Task description: Exactly as written, write out the lines below from the first to the one containing "plt.rcParams['font.family'] = ['Liberation", inclusive. Pictures do not belong in the copy.

Material:

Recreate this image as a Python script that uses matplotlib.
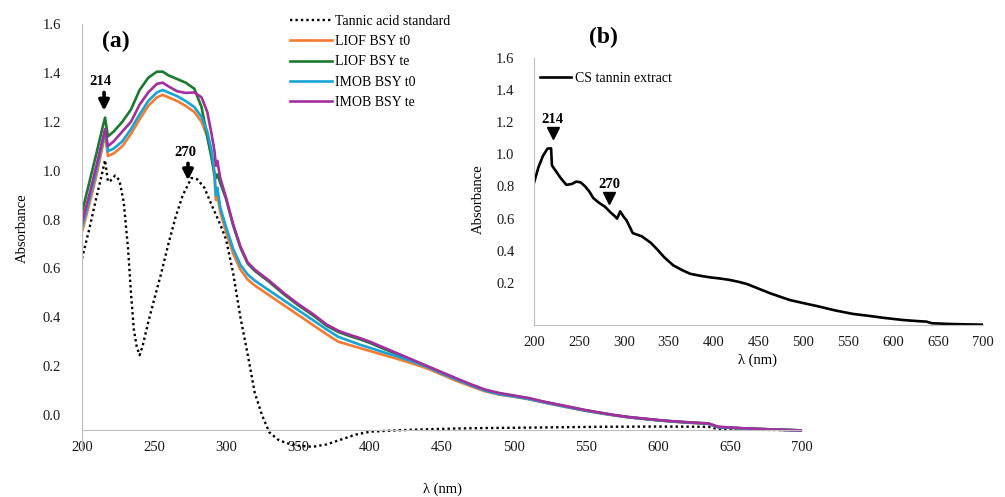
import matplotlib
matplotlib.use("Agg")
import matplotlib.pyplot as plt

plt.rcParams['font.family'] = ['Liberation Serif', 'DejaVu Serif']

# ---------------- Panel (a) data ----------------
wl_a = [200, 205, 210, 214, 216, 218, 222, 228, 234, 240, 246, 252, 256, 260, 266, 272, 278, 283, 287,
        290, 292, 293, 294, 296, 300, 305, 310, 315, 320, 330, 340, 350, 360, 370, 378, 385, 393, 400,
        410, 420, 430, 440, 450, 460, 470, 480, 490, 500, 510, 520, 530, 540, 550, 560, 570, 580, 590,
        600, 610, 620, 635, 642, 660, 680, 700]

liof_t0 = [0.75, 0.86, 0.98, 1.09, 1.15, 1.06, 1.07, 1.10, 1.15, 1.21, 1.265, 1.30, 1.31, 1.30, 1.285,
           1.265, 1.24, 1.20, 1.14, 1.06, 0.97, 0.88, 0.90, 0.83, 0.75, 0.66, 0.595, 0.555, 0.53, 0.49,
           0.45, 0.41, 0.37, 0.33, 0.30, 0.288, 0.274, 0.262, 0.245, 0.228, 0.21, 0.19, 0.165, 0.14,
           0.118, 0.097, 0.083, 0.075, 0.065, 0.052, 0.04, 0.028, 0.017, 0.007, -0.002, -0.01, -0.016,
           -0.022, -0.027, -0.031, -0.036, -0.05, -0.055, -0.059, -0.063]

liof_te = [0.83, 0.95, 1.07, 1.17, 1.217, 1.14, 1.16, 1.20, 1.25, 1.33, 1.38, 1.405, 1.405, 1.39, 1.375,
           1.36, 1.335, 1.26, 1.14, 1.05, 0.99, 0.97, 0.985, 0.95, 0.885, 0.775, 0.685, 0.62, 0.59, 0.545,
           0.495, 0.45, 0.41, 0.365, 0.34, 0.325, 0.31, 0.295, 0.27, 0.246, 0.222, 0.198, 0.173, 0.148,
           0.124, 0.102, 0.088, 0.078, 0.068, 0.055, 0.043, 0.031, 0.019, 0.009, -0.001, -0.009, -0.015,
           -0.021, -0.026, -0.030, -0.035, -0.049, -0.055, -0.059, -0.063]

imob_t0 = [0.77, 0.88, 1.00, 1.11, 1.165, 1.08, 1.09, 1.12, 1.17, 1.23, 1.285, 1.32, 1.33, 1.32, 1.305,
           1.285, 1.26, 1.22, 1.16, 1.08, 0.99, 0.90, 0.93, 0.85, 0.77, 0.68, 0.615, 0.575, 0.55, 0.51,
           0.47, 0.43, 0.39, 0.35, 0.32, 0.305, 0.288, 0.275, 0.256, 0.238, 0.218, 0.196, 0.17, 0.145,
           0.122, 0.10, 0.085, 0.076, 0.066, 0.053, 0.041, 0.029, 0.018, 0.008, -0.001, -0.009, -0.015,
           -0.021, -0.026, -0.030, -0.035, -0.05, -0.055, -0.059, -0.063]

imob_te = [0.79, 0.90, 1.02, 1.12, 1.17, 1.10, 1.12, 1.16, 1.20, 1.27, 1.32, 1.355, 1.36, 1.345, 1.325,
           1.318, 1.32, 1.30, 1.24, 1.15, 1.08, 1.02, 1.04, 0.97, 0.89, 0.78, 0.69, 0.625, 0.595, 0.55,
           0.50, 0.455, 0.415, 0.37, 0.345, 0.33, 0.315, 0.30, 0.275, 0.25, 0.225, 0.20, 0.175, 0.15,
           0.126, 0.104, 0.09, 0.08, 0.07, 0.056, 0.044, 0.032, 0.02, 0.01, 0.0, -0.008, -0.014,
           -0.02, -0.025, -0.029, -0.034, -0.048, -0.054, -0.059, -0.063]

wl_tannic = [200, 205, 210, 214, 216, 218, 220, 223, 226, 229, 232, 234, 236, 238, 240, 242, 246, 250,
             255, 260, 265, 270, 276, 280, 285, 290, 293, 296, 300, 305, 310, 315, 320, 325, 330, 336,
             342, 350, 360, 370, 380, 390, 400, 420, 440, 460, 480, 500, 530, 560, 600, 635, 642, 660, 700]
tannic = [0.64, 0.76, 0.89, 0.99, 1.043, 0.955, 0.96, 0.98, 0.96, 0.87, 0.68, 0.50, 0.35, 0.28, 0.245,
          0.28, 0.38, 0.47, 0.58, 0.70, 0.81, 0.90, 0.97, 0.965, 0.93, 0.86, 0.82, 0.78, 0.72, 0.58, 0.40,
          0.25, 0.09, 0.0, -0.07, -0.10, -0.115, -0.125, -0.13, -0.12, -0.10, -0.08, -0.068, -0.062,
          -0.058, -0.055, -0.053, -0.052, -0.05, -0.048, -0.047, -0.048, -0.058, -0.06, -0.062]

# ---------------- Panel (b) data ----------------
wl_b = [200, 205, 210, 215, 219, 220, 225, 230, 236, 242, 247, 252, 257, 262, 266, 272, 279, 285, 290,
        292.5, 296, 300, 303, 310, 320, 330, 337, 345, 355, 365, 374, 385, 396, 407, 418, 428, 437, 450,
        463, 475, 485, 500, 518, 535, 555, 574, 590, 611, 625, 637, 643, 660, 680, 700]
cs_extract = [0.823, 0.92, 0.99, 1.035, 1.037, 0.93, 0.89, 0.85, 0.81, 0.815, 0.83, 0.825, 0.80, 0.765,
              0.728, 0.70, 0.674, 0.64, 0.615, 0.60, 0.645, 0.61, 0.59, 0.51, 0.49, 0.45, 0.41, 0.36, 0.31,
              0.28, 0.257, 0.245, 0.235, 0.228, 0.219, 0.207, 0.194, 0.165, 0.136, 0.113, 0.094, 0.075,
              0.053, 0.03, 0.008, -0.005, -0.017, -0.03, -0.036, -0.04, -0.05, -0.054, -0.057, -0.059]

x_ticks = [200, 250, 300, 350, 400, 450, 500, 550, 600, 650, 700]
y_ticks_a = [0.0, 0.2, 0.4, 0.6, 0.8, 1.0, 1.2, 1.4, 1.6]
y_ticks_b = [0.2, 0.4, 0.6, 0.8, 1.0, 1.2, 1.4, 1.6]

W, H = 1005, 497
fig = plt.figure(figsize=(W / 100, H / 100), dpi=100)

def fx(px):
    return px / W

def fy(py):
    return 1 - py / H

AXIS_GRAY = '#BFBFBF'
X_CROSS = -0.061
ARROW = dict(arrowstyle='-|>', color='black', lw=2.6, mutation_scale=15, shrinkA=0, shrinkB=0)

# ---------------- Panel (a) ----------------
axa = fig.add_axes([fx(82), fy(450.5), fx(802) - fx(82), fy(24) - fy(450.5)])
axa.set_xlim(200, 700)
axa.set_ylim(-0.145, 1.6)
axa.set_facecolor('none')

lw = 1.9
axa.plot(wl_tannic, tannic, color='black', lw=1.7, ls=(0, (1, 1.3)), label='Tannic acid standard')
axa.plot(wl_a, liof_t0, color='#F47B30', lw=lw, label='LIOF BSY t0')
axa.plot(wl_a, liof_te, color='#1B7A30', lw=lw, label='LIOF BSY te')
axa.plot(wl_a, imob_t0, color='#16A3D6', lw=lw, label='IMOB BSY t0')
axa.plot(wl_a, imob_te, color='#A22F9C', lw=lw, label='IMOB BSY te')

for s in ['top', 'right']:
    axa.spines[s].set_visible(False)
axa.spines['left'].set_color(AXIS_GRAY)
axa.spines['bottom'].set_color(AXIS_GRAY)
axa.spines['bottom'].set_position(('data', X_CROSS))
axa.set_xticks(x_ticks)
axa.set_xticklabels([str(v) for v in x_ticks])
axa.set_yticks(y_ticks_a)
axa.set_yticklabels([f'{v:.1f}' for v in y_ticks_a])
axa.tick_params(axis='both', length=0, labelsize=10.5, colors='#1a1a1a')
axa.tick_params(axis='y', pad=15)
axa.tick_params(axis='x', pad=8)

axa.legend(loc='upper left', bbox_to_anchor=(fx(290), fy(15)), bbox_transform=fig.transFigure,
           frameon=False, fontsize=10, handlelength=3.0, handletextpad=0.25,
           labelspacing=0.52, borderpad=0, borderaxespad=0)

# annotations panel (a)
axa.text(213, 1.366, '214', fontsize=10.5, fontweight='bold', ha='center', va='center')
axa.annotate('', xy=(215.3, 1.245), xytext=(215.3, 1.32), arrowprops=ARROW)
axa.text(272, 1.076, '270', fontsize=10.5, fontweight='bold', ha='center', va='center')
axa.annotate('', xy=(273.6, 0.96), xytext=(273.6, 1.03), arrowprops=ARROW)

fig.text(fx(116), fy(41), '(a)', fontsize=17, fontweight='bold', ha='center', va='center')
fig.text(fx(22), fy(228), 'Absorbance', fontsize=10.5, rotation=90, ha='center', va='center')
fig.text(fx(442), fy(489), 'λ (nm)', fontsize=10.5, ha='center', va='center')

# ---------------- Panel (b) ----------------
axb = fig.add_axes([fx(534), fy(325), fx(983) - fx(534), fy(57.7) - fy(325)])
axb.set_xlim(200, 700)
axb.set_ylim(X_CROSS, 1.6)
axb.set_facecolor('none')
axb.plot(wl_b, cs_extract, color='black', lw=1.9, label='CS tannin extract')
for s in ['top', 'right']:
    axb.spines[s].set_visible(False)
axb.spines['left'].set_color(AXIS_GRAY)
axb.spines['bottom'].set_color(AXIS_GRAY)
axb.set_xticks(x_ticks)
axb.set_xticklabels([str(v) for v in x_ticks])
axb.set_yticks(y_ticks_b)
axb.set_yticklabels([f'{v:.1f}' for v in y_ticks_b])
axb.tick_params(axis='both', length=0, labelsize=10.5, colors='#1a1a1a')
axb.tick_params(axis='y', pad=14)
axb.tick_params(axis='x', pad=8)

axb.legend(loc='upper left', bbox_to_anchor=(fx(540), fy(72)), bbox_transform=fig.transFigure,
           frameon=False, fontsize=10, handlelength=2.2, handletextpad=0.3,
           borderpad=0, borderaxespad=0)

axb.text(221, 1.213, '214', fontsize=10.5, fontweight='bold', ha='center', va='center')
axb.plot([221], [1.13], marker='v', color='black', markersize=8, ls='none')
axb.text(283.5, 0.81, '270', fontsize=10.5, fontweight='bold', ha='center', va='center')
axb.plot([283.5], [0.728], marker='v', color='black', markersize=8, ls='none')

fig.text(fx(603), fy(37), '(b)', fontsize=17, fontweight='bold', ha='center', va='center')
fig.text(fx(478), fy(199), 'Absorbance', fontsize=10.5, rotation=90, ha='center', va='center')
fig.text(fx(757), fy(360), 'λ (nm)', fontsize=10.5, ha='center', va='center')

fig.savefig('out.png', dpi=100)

Reply:
Recreate this image as a Python script that uses matplotlib.
import matplotlib
matplotlib.use("Agg")
import matplotlib.pyplot as plt

plt.rcParams['font.family'] = ['Liberation Serif', 'DejaVu Serif']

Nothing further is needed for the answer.